Dataset content
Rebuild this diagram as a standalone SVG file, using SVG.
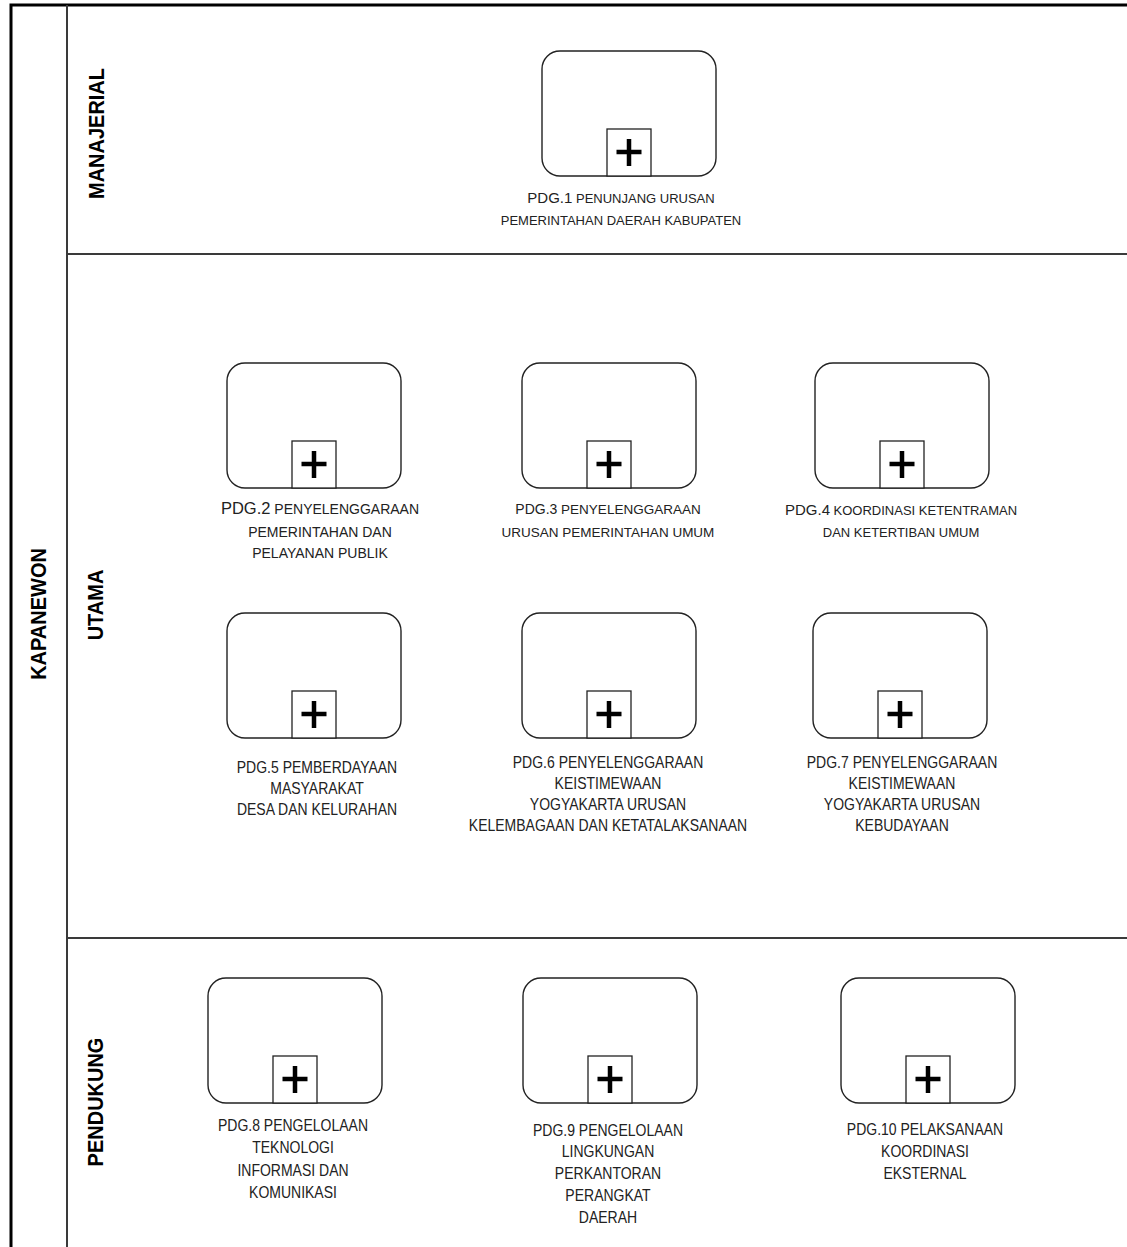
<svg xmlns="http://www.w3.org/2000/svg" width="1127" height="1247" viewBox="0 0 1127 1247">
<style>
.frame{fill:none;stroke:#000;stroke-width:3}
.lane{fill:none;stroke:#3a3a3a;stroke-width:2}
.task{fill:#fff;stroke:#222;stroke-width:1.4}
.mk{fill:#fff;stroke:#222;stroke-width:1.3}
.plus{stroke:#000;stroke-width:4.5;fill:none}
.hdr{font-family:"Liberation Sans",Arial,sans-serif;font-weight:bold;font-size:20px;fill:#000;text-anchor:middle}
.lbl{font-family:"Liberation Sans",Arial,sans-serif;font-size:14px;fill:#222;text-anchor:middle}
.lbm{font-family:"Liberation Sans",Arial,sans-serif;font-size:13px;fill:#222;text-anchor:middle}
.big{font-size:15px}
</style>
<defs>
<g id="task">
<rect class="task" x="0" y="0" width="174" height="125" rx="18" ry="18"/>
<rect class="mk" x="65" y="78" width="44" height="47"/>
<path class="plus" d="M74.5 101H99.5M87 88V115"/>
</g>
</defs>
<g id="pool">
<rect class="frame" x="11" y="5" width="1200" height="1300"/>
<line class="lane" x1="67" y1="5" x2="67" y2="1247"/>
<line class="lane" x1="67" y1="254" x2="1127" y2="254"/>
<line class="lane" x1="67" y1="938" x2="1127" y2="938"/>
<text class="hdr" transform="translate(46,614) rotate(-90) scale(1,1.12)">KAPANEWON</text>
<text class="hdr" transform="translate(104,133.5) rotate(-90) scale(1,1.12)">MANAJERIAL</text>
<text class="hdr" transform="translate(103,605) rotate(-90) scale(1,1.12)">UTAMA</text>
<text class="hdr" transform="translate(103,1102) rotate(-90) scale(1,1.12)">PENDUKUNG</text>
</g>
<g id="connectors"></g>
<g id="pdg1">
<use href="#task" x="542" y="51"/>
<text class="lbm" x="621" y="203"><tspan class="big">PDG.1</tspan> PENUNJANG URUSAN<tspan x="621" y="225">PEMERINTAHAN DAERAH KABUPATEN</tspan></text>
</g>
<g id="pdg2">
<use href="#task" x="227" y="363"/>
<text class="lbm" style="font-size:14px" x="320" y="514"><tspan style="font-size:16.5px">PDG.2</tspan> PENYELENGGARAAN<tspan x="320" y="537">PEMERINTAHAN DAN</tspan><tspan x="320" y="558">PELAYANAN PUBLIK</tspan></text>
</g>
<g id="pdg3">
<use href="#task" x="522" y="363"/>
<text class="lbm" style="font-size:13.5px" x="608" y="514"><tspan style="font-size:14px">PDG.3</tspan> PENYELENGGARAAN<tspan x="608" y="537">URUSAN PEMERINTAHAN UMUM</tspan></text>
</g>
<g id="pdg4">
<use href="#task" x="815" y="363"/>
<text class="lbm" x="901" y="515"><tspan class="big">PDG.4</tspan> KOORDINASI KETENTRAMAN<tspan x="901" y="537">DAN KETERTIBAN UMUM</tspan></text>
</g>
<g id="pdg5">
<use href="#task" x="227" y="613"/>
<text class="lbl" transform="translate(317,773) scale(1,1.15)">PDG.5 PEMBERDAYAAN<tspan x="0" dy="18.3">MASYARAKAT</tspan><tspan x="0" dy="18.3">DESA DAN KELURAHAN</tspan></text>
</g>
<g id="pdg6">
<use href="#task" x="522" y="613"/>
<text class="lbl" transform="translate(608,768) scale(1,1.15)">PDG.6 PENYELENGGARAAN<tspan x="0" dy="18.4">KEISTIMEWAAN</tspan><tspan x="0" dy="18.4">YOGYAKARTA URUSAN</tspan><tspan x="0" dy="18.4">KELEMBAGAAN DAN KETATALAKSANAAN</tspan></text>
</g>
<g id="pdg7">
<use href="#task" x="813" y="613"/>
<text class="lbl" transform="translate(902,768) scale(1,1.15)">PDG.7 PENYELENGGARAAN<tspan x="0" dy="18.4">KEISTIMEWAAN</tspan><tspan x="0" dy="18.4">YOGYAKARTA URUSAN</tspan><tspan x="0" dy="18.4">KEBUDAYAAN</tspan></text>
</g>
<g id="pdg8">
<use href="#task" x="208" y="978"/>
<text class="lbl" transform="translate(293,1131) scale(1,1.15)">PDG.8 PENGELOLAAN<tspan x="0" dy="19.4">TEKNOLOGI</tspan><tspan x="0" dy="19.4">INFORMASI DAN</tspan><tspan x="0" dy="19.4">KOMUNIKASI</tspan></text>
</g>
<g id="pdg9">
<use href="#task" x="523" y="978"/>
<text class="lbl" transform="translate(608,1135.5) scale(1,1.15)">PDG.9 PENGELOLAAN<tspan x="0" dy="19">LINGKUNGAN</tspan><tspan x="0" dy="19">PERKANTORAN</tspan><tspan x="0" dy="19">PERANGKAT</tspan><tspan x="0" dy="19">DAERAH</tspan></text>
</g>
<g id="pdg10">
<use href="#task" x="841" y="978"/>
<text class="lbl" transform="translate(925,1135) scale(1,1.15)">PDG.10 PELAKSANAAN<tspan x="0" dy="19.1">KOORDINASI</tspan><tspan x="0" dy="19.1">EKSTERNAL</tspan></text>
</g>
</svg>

Exercise goal
Repeat the material exactly as it reads, without any of its pictures.

Exercise result
Rebuild this diagram as a standalone SVG file, using SVG.
<svg xmlns="http://www.w3.org/2000/svg" width="1127" height="1247" viewBox="0 0 1127 1247">
<style>
.frame{fill:none;stroke:#000;stroke-width:3}
.lane{fill:none;stroke:#3a3a3a;stroke-width:2}
.task{fill:#fff;stroke:#222;stroke-width:1.4}
.mk{fill:#fff;stroke:#222;stroke-width:1.3}
.plus{stroke:#000;stroke-width:4.5;fill:none}
.hdr{font-family:"Liberation Sans",Arial,sans-serif;font-weight:bold;font-size:20px;fill:#000;text-anchor:middle}
.lbl{font-family:"Liberation Sans",Arial,sans-serif;font-size:14px;fill:#222;text-anchor:middle}
.lbm{font-family:"Liberation Sans",Arial,sans-serif;font-size:13px;fill:#222;text-anchor:middle}
.big{font-size:15px}
</style>
<defs>
<g id="task">
<rect class="task" x="0" y="0" width="174" height="125" rx="18" ry="18"/>
<rect class="mk" x="65" y="78" width="44" height="47"/>
<path class="plus" d="M74.5 101H99.5M87 88V115"/>
</g>
</defs>
<g id="pool">
<rect class="frame" x="11" y="5" width="1200" height="1300"/>
<line class="lane" x1="67" y1="5" x2="67" y2="1247"/>
<line class="lane" x1="67" y1="254" x2="1127" y2="254"/>
<line class="lane" x1="67" y1="938" x2="1127" y2="938"/>
<text class="hdr" transform="translate(46,614) rotate(-90) scale(1,1.12)">KAPANEWON</text>
<text class="hdr" transform="translate(104,133.5) rotate(-90) scale(1,1.12)">MANAJERIAL</text>
<text class="hdr" transform="translate(103,605) rotate(-90) scale(1,1.12)">UTAMA</text>
<text class="hdr" transform="translate(103,1102) rotate(-90) scale(1,1.12)">PENDUKUNG</text>
</g>
<g id="connectors"></g>
<g id="pdg1">
<use href="#task" x="542" y="51"/>
<text class="lbm" x="621" y="203"><tspan class="big">PDG.1</tspan> PENUNJANG URUSAN<tspan x="621" y="225">PEMERINTAHAN DAERAH KABUPATEN</tspan></text>
</g>
<g id="pdg2">
<use href="#task" x="227" y="363"/>
<text class="lbm" style="font-size:14px" x="320" y="514"><tspan style="font-size:16.5px">PDG.2</tspan> PENYELENGGARAAN<tspan x="320" y="537">PEMERINTAHAN DAN</tspan><tspan x="320" y="558">PELAYANAN PUBLIK</tspan></text>
</g>
<g id="pdg3">
<use href="#task" x="522" y="363"/>
<text class="lbm" style="font-size:13.5px" x="608" y="514"><tspan style="font-size:14px">PDG.3</tspan> PENYELENGGARAAN<tspan x="608" y="537">URUSAN PEMERINTAHAN UMUM</tspan></text>
</g>
<g id="pdg4">
<use href="#task" x="815" y="363"/>
<text class="lbm" x="901" y="515"><tspan class="big">PDG.4</tspan> KOORDINASI KETENTRAMAN<tspan x="901" y="537">DAN KETERTIBAN UMUM</tspan></text>
</g>
<g id="pdg5">
<use href="#task" x="227" y="613"/>
<text class="lbl" transform="translate(317,773) scale(1,1.15)">PDG.5 PEMBERDAYAAN<tspan x="0" dy="18.3">MASYARAKAT</tspan><tspan x="0" dy="18.3">DESA DAN KELURAHAN</tspan></text>
</g>
<g id="pdg6">
<use href="#task" x="522" y="613"/>
<text class="lbl" transform="translate(608,768) scale(1,1.15)">PDG.6 PENYELENGGARAAN<tspan x="0" dy="18.4">KEISTIMEWAAN</tspan><tspan x="0" dy="18.4">YOGYAKARTA URUSAN</tspan><tspan x="0" dy="18.4">KELEMBAGAAN DAN KETATALAKSANAAN</tspan></text>
</g>
<g id="pdg7">
<use href="#task" x="813" y="613"/>
<text class="lbl" transform="translate(902,768) scale(1,1.15)">PDG.7 PENYELENGGARAAN<tspan x="0" dy="18.4">KEISTIMEWAAN</tspan><tspan x="0" dy="18.4">YOGYAKARTA URUSAN</tspan><tspan x="0" dy="18.4">KEBUDAYAAN</tspan></text>
</g>
<g id="pdg8">
<use href="#task" x="208" y="978"/>
<text class="lbl" transform="translate(293,1131) scale(1,1.15)">PDG.8 PENGELOLAAN<tspan x="0" dy="19.4">TEKNOLOGI</tspan><tspan x="0" dy="19.4">INFORMASI DAN</tspan><tspan x="0" dy="19.4">KOMUNIKASI</tspan></text>
</g>
<g id="pdg9">
<use href="#task" x="523" y="978"/>
<text class="lbl" transform="translate(608,1135.5) scale(1,1.15)">PDG.9 PENGELOLAAN<tspan x="0" dy="19">LINGKUNGAN</tspan><tspan x="0" dy="19">PERKANTORAN</tspan><tspan x="0" dy="19">PERANGKAT</tspan><tspan x="0" dy="19">DAERAH</tspan></text>
</g>
<g id="pdg10">
<use href="#task" x="841" y="978"/>
<text class="lbl" transform="translate(925,1135) scale(1,1.15)">PDG.10 PELAKSANAAN<tspan x="0" dy="19.1">KOORDINASI</tspan><tspan x="0" dy="19.1">EKSTERNAL</tspan></text>
</g>
</svg>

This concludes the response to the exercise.